Shapoorji Group Seeks 3-year Reprieve for NBFC
Shapoorji Pallonji Group
has asked the
Reserve Bank of India
(RBI) to give its unit,
Sterling Investment Corp
, three years to meet enhanced
capital adequacy norms
in relation to a recent bond issue, said people with knowledge of the matter.
Sterling was recently reclassified as a mid-layer NBFC, facing stricter regulatory requirements. RBI has raised concerns over its capital adequacy — tier I-II capital ratios are required to be at least 15% of risk-weighted assets.
SP Group has just raised ₹28,500 crore ($3.3 billion) backed by Sterling Investment, a non-banking finance company (NBFC) holding 9.18% stake, valued at $18.6 billion, in Tata Sons. The collateral is meant to reassure investors and support the deal. Shares held by Sterling reflect the historical value of
Tata Sons
shares; true value will be reflected only in the event of a listing of the Tata group holding company, a banker said.
SP Group holds 18.37% in Tata Sons, valued at over $37.4 billion (₹3.2 lakh crore).
Shapoorji Pallonji Group has pledged the entire stake as collateral in multiple fundraising transactions.
The group will have to secure RBI approval for the three-year deferment within four months of the issuance date, said people close to the matter, failure to do which would constitute a default on the borrowing.
The deal was signed on May 15 and settlement is expected to close on May 21, as reported by ET.
'Within four months of the issuance date, SP Group will have to secure approval from RBI for an extended timeline to meet capital adequacy norms under current NBFC regulations,' SP Group has informed investors, according to an official close to the matter.
The deal includes stringent creditor protection clauses, including a Most Favoured Nation (MFN) clause—mandating a coupon step-up if future borrowings are priced higher—and a 1% coupon increase in case of covenant breaches. The group faces a repayment obligation of ₹51,000 crore after three years, having recently raised money at a steep yield of 19.75%.
As part of the financing structure, SP Group has committed to listing real estate arm Shapoorji Pallonji Real Estate, and raising ₹13,000 crore through asset monetisation within 24 months. Any delay in meeting this timeline would also trigger a default.
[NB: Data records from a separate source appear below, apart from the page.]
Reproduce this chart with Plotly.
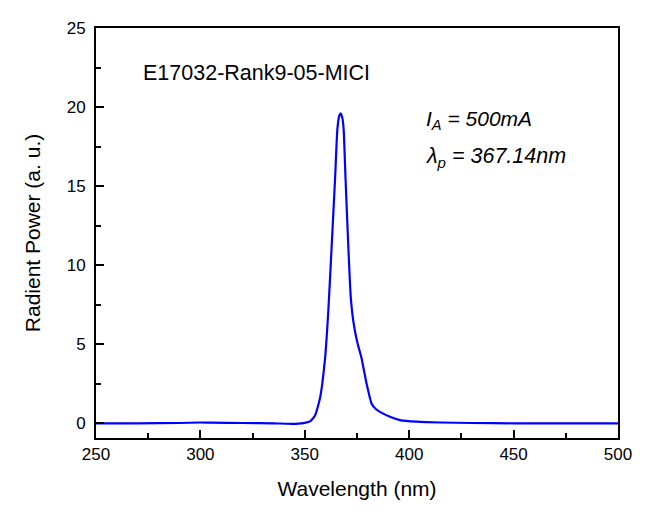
import plotly.graph_objects as go

wavelength = [250, 270, 290, 300, 305, 320, 335, 342, 347, 350, 352.5, 354.9, 357.3, 359.7, 361.3,
              362.9, 364.5, 365.6, 366.5, 367.2, 368.0, 368.6, 369.5, 370.8, 372.0, 373.3, 375.0, 377.2,
              379.6, 382.0, 384.0, 386.0, 390.8, 395.6, 403.6, 415, 430, 450, 475, 500]
power = [0.0, 0.0, 0.02, 0.05, 0.04, 0.02, 0.0, -0.03, -0.02, 0.03, 0.12, 0.5, 1.6, 4.1, 7.2,
         11.3, 15.5, 18.6, 19.45, 19.6, 19.3, 18.6, 15.5, 11.3, 8.0, 6.4, 5.2, 4.1,
         2.5, 1.24, 0.9, 0.72, 0.41, 0.2, 0.1, 0.05, 0.02, 0.0, 0.0, 0.0]

x_ticks = [250, 300, 350, 400, 450, 500]
y_ticks = [0, 5, 10, 15, 20, 25]

fig = go.Figure()
fig.add_trace(go.Scatter(x=wavelength, y=power, mode="lines",
                         line=dict(color="#0000ff", width=2.2, shape="spline", smoothing=0.5),
                         showlegend=False))

font_family = "Liberation Sans, Arial, sans-serif"
axis_common = dict(showline=True, linecolor="black", linewidth=2, mirror=True,
                   ticks="inside", ticklen=8, tickwidth=1.5, tickcolor="black",
                   showgrid=False, zeroline=False,
                   tickfont=dict(family=font_family, size=17, color="black"))

# page body has an 8px offset; figure is sized so that it fills the 648x519 window
L, R, T, B = 88, 30, 11, 81
W, H = 640, 511

fig.update_layout(
    width=W, height=H,
    margin=dict(l=L, r=R, t=T, b=B),
    paper_bgcolor="white", plot_bgcolor="white",
    xaxis=dict(range=[250, 500], tickvals=x_ticks,
               minor=dict(ticks="inside", ticklen=5, tickwidth=1.5, tickcolor="black", dtick=25),
               title=dict(text="Wavelength (nm)", font=dict(family=font_family, size=21, color="black"), standoff=18),
               **axis_common),
    yaxis=dict(range=[-0.93, 25], tickvals=y_ticks, ticklabelstandoff=5,
               minor=dict(ticks="inside", ticklen=5, tickwidth=1.5, tickcolor="black", tickvals=[2.5, 7.5, 12.5, 17.5, 22.5]),
               title=dict(text="Radient Power (a. u.)", font=dict(family=font_family, size=21, color="black"), standoff=20),
               **axis_common),
)

pw, ph = W - L - R, H - T - B
def px(xp, yp):
    # window pixel -> paper coords
    return (xp - 8 - L) / pw, 1 - (yp - 8 - T) / ph

ann = [
    ("E17032-Rank9-05-MICI", 141, 65, 21.5),
    ("<i>I<sub>A</sub> = 500mA</i>", 424, 113, 21),
    ("<i>λ<sub>p</sub> = 367.14nm</i>", 424, 151, 21.5),
]
for text, xp, yp, fs in ann:
    ax, ay = px(xp, yp)
    fig.add_annotation(text=text, x=ax, y=ay, xref="paper", yref="paper", showarrow=False,
                       font=dict(family=font_family, size=fs, color="black"),
                       xanchor="left", yanchor="middle")

fig.write_html("out.html")
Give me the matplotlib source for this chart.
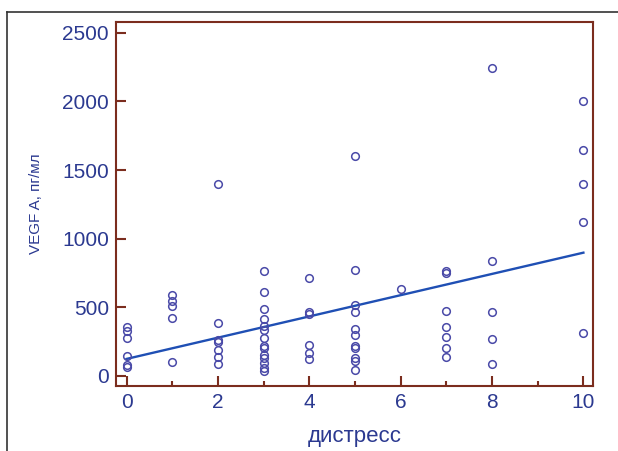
import matplotlib
matplotlib.use("Agg")
import matplotlib.pyplot as plt
from matplotlib.lines import Line2D
from matplotlib.ticker import MultipleLocator
import numpy as np

# ── Data ──────────────────────────────────────────────────────────────────
distress_0 = [355, 330, 275, 145, 80, 65]
distress_1 = [590, 545, 510, 420, 100]
distress_2 = [1400, 385, 265, 245, 190, 135, 85]
distress_3 = [765, 610, 490, 415, 365, 335, 280, 220, 205, 150, 130, 95, 60, 35]
distress_4 = [715, 465, 450, 225, 165, 120]
distress_5 = [1600, 770, 515, 465, 340, 300, 215, 200, 130, 110, 45]
distress_6 = [630]
distress_7 = [765, 750, 475, 360, 285, 205, 135]
distress_8 = [2240, 840, 465, 270, 90]
distress_10 = [2000, 1645, 1400, 1120, 310]

groups = {0: distress_0, 1: distress_1, 2: distress_2, 3: distress_3,
          4: distress_4, 5: distress_5, 6: distress_6, 7: distress_7,
          8: distress_8, 10: distress_10}

fit_intercept = 124
fit_slope = 77.4
fit_x = [0, 10]

# ── Style ─────────────────────────────────────────────────────────────────
SPINE = "#7b2d1e"
TEXT = "#2b3990"
MARK = "#4a4aa8"
LINE = "#1f4fb4"

plt.rcParams["font.family"] = ["Liberation Sans", "DejaVu Sans"]

fig = plt.figure(figsize=(6.18, 4.51), dpi=100, facecolor="white")
ax = fig.add_axes([116 / 618, 1 - 385.7 / 451, 477 / 618, 363.4 / 451])

xs = np.concatenate([[k] * len(v) for k, v in groups.items()])
ys = np.concatenate([v for v in groups.values()])
ax.plot(xs, ys, "o", ms=5.5, mfc="none", mec=MARK, mew=1.1, zorder=3)

fx = np.array(fit_x)
ax.plot(fx, fit_intercept + fit_slope * fx, color=LINE, lw=1.7, zorder=2)

ax.set_xlim(-0.23, 10.21)
ax.set_ylim(-71, 2576)
ax.xaxis.set_major_locator(MultipleLocator(2))
ax.xaxis.set_minor_locator(MultipleLocator(1))
ax.yaxis.set_major_locator(MultipleLocator(500))

for s in ax.spines.values():
    s.set_color(SPINE)
    s.set_linewidth(1.5)

ax.tick_params(axis="both", which="major", direction="in", length=7,
               width=1.5, color=SPINE, labelcolor=TEXT, labelsize=15, pad=5)
ax.tick_params(axis="x", which="minor", direction="in", length=3.5,
               width=1.5, color=SPINE)
ax.tick_params(axis="y", which="minor", left=False)

ax.set_xlabel("дистресс", fontsize=16, color=TEXT, labelpad=10)
ax.set_ylabel("VEGF A, пг/мл", fontsize=11, color=TEXT, labelpad=14)

# outer frame lines (left and top)
fig.add_artist(Line2D([7 / 618, 7 / 618], [0, 1 - 12 / 451],
                      transform=fig.transFigure, color="#333333", lw=1.2))
fig.add_artist(Line2D([7 / 618, 1], [1 - 12 / 451, 1 - 12 / 451],
                      transform=fig.transFigure, color="#333333", lw=1.2))

fig.savefig("out.png", dpi=100, facecolor="white")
Large credit funds including Ares Management, Farallon, Davidson Kempner, Cerberus, Pimco, and BlackRock are participating in the debt raise, with Deutsche Bank acting as the sole arranger.
The final redemption date for the debentures will be the earlier of—one month prior to the expiry of the RBI extension timeline for capital to risk weighted assets ratio (CRAR) compliance, or three years from the issue date, according to the term sheet reviewed by people cited earlier.
SP Group declined to comment.
The transaction implies a loan-to-value (LTV) ratio of roughly 14.7%, according to the company's communication to investors. In addition to the Tata Sons stake, the group has also pledged shares of Shapoorji Pallonji Real Estate, valued at $3.2 billion, as part of the funding arrangement.
An official close to the lenders said none of them are disputing or discounting the value of the Tata Sons shares.
'Of course, lenders will demand their pound of flesh as the shares are seen as illiquid as of today,' the person said. 'The regulator's decision is awaited on the matter, which will clearly change everything for lenders and investors. There is substantial value in the real estate monetisation plan, which will also serve as liquid collateral post-listing.'
SP Group has also urged RBI to support a public listing of Tata Sons, stating that such a move would benefit all stakeholders, including the public. According to people aware of developments, the group has formally communicated this view to the regulator and is relying heavily on the possible listing to improve its financial position.
Struggling under a substantial financial burden, SP Group also expressed its concerns to Tata Sons about not being informed of the company's decision to surrender its registration as an upper layer core investment company to RBI. As an 18.37% minority shareholder in Tata Sons, SP Group had reportedly raised its worries about being excluded from discussions on such a strategically important decision.